EXERCISE PROMPT ▸ Begin with the first line below and retype each line exactly through the line containing "const startHour = 0, stepHour = 0.1;". Any pictures are to be left out.

RECORDED INFORMATION ▸
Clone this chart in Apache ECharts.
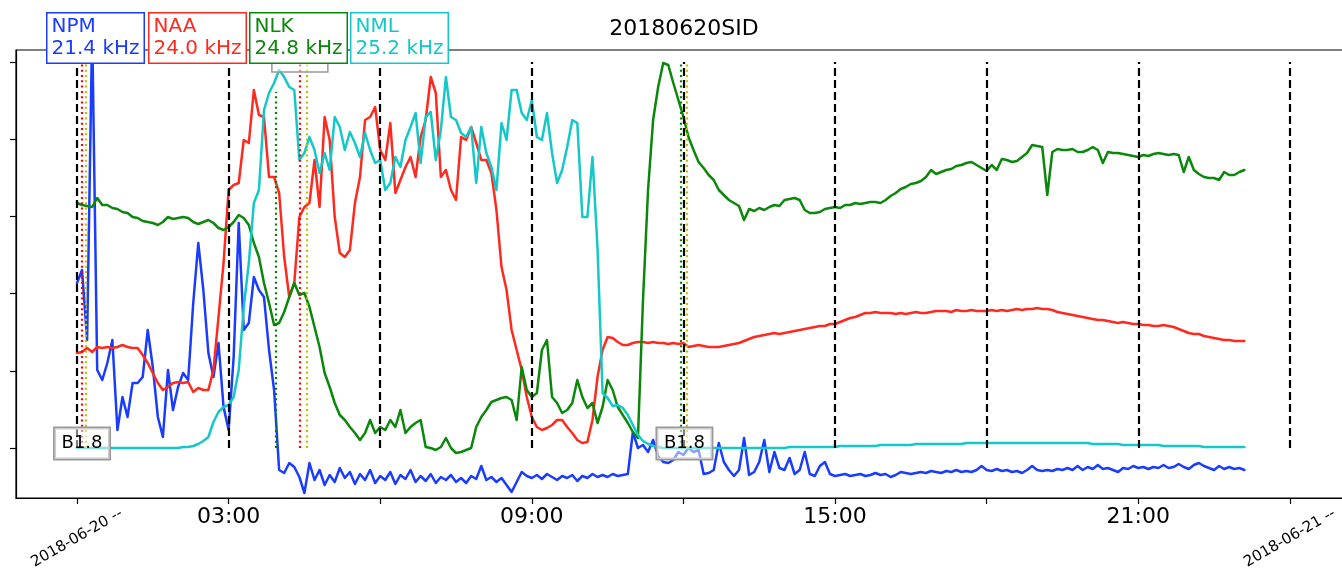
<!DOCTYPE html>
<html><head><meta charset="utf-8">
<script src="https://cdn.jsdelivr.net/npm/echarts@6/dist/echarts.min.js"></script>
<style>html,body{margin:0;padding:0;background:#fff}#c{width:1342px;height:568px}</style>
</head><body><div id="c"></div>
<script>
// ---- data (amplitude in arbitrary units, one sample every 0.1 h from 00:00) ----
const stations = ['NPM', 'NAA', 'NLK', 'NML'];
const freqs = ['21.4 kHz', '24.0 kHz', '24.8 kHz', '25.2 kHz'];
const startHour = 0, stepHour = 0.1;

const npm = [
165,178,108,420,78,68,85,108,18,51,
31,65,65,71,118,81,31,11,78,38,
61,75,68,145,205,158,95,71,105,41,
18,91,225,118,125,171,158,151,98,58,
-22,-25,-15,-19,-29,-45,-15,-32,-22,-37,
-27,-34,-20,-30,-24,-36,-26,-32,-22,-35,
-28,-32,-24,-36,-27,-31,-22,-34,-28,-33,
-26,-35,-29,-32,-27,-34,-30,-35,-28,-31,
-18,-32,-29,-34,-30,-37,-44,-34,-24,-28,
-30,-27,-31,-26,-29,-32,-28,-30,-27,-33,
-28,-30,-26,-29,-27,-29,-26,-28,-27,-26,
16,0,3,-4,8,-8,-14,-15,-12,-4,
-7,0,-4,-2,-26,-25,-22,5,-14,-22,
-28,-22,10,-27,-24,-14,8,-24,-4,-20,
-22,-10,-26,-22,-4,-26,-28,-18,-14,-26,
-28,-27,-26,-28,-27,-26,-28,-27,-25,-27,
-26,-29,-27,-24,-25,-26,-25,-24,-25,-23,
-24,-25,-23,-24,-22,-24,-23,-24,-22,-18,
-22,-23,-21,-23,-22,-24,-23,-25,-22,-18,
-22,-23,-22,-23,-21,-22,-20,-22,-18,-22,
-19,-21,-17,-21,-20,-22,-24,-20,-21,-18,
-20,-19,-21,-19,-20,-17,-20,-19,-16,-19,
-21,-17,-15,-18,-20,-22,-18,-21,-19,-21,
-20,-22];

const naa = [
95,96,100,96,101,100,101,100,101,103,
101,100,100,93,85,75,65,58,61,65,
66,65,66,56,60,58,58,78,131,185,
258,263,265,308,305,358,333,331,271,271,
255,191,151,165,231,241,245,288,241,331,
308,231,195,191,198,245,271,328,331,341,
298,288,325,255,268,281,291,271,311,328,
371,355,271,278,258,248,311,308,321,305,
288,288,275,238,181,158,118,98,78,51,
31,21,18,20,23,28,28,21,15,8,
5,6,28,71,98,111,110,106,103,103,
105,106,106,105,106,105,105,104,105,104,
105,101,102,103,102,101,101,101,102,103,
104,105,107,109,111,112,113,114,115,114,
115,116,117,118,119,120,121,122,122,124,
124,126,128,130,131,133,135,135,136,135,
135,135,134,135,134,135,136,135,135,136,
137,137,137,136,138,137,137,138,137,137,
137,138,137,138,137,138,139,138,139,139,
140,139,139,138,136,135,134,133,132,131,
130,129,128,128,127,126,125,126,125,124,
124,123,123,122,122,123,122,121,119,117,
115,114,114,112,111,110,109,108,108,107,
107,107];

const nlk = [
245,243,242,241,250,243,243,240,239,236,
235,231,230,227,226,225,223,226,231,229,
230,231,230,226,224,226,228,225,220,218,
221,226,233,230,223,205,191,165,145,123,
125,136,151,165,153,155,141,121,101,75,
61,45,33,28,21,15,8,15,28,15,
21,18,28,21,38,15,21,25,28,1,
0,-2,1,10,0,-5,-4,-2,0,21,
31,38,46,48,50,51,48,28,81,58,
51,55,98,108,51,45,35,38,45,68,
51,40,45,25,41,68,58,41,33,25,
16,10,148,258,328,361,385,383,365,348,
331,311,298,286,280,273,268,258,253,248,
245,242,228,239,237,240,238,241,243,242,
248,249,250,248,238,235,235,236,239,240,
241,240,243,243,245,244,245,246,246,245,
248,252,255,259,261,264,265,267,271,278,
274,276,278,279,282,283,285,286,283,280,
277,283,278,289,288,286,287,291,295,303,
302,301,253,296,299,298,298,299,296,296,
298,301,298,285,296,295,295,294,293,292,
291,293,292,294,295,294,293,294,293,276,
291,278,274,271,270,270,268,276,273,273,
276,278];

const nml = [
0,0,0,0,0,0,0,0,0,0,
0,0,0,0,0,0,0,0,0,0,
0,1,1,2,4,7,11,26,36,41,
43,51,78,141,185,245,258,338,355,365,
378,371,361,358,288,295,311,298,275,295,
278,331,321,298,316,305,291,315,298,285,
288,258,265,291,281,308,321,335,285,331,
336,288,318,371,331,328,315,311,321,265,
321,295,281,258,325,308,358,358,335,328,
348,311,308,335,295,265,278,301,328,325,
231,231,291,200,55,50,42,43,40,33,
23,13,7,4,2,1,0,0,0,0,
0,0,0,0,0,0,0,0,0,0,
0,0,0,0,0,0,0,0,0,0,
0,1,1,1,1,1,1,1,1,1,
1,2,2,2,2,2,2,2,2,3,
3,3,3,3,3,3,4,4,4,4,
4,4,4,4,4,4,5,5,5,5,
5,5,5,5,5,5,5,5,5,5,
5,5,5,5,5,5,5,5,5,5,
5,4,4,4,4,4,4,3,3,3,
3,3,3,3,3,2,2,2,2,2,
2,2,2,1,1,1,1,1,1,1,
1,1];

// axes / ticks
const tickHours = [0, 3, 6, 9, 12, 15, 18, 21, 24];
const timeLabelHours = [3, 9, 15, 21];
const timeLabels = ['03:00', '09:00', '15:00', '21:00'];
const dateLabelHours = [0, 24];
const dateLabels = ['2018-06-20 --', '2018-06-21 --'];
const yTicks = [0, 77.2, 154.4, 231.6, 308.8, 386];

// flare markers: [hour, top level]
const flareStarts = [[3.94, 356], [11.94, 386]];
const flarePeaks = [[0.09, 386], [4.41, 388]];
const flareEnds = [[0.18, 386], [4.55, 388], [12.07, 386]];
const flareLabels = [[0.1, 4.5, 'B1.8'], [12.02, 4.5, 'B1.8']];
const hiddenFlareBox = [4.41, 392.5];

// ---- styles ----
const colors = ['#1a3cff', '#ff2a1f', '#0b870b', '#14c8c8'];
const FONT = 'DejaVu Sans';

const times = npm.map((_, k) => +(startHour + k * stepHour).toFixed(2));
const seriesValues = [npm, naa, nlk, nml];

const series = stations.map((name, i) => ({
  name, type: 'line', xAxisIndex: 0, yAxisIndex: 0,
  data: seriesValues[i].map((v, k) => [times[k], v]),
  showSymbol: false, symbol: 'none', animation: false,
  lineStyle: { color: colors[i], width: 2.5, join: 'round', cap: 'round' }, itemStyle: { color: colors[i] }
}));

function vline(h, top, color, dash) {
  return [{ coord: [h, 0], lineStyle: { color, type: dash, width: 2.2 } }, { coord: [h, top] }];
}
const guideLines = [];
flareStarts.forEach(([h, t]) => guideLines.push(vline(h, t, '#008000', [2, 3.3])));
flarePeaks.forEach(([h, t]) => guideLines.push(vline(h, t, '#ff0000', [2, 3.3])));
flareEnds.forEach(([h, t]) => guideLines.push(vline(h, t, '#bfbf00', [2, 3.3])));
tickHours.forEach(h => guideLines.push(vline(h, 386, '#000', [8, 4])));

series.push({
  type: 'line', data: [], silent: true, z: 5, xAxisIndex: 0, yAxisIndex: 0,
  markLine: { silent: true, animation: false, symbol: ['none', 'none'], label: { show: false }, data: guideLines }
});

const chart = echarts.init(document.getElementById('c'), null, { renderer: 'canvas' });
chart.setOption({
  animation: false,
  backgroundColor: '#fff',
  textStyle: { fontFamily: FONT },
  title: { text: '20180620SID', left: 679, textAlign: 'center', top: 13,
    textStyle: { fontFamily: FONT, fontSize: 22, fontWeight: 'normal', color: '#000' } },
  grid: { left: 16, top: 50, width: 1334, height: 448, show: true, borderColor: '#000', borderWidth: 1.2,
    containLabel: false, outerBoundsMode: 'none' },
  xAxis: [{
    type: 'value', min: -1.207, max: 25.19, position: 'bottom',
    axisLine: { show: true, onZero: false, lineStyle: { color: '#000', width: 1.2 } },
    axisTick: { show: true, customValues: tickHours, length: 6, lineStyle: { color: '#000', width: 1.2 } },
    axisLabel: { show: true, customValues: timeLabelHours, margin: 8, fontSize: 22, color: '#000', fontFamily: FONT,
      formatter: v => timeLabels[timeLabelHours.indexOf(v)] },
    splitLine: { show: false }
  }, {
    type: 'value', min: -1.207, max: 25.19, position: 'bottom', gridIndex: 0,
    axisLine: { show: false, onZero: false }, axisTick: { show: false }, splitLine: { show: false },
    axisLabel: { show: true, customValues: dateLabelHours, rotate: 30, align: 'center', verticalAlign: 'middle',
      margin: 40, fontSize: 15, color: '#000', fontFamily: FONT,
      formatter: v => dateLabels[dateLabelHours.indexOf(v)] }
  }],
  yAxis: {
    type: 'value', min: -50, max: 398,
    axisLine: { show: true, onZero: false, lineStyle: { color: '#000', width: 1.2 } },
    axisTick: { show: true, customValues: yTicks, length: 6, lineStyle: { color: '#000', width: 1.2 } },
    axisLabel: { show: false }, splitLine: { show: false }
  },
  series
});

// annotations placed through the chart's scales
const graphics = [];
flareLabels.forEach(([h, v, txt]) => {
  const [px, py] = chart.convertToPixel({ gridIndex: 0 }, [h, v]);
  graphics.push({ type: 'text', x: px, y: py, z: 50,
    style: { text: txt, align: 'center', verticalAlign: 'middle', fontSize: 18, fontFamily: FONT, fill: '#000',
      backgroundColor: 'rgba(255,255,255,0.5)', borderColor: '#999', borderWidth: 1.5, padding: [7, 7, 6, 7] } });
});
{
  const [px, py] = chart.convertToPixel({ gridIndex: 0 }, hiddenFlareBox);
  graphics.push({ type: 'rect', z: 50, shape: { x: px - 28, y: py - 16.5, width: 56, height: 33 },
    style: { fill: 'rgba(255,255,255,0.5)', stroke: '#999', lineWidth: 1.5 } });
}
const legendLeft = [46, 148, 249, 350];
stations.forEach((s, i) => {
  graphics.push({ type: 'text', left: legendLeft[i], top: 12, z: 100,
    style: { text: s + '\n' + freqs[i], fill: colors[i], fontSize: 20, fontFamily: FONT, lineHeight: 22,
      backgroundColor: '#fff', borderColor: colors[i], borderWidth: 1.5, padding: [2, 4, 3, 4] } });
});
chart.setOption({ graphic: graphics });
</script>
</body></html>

THE RESULT ▸
Clone this chart in Apache ECharts.
<!DOCTYPE html>
<html><head><meta charset="utf-8">
<script src="https://cdn.jsdelivr.net/npm/echarts@6/dist/echarts.min.js"></script>
<style>html,body{margin:0;padding:0;background:#fff}#c{width:1342px;height:568px}</style>
</head><body><div id="c"></div>
<script>
// ---- data (amplitude in arbitrary units, one sample every 0.1 h from 00:00) ----
const stations = ['NPM', 'NAA', 'NLK', 'NML'];
const freqs = ['21.4 kHz', '24.0 kHz', '24.8 kHz', '25.2 kHz'];
const startHour = 0, stepHour = 0.1;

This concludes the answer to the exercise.